Vulnerabilities Overview
Overview
One of the foundational analyses that Manifest performs on SBOMs is a robust and curated vulnerability scan. Identifying in vulnerabilities can help your team make internal products more secure (for first-party code), or help your third-party risk management (TPRM) teams identify weaknesses in vendor products.
Vulnerability Matching
At a high level, Manifest extracts, cleans, and heals Common Product Enumeration (CPEs) and Package URLs (Purls) from SBOMs, and cross-references those identifiers in NIST's National Vulnerability Database (NVD) as well as Google's Open Source Vulnerability database (OSV), which itself is an aggregation of over a dozen different vulnerability sources.
Manifest also deduplicates vulnerabilities, hides vulnerabilities marked as deprecated or rejected, and performs other cleanup and checks to help reduce noise for end users.
Feel free to reach out to Manifest support for more information about how we do vulnerability matching.
Vulnerability Enrichment
When dealing with security vulnerabilities, it’s crucial to focus on the ones that pose the greatest risk while not wasting time on those unlikely to be exploited. Manifest enriches vulnerabilities with several best-in-breed sources of data:
CISA's Known Exploited Vulnerabilities (KEV) Catalog
Maintained by the Cybersecurity & Infrastructure Security Agency (CISA), the KEV catalog lists vulnerabilities that have been actively exploited in the wild, as confirmed by the US Government. Since these vulnerabilities are already being used in attacks, they should be treated as high-priority for remediation.
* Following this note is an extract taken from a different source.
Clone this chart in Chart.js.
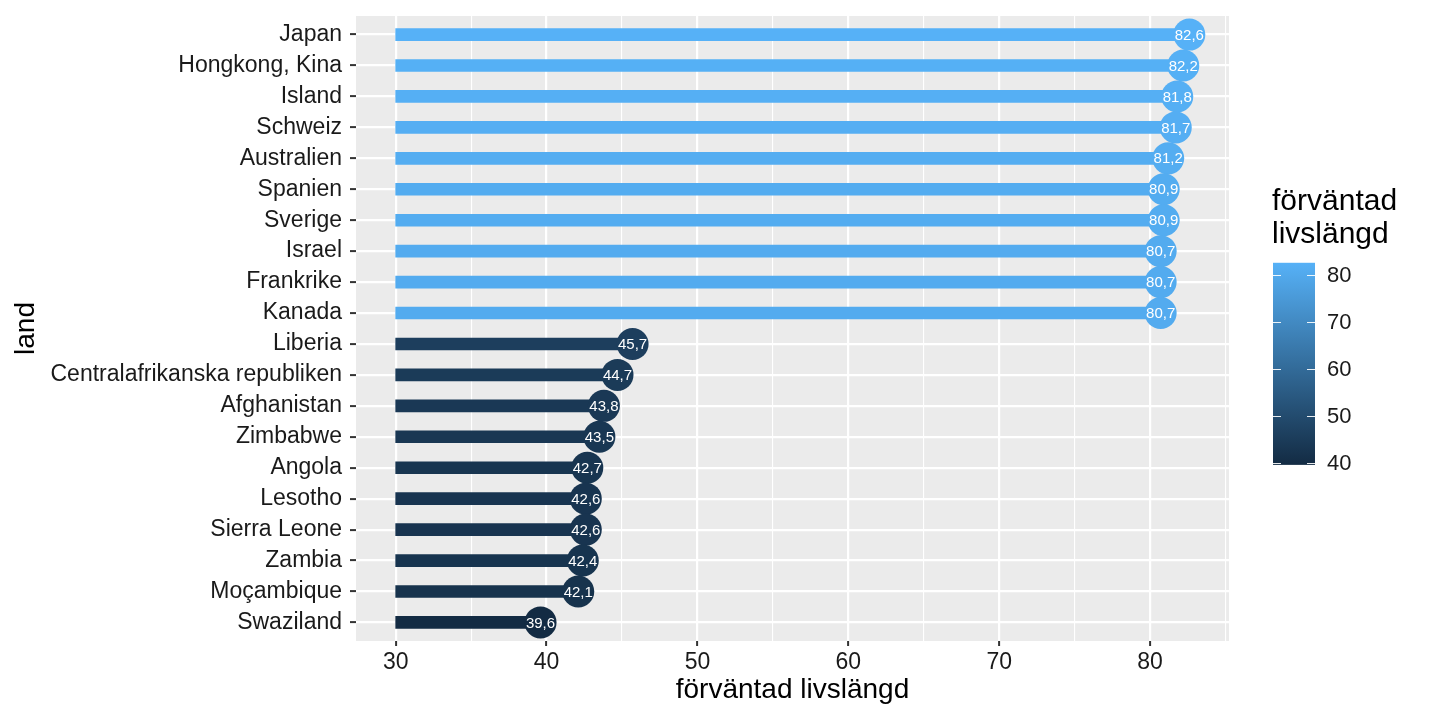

FIRST's Exploit Prediction Scoring System (EPSS)
Developed by the Forum of Incident Response and Security Teams (FIRST), the EPSS assigns a probability score to vulnerabilities based on whether they are likely to be exploited within the next 30 days, given various factors such as the vendor who made the software, the level of access required to exploit the vulnerability, whether an exploit exists in the wild, etc. This predictive model helps organizations prioritize vulnerabilities that are most likely to be exploited, reducing unnecessary patching efforts on low-risk issues.
Why These Matter
By leveraging both KEV and EPSS, security teams can focus on what matters most:
- KEV ensures that already exploited vulnerabilities are patched immediately.
- EPSS helps predict which unexploited vulnerabilities are most likely to become threats.
This approach allows security teams to remediate high-risk vulnerabilities efficiently while avoiding wasted effort on less critical issues.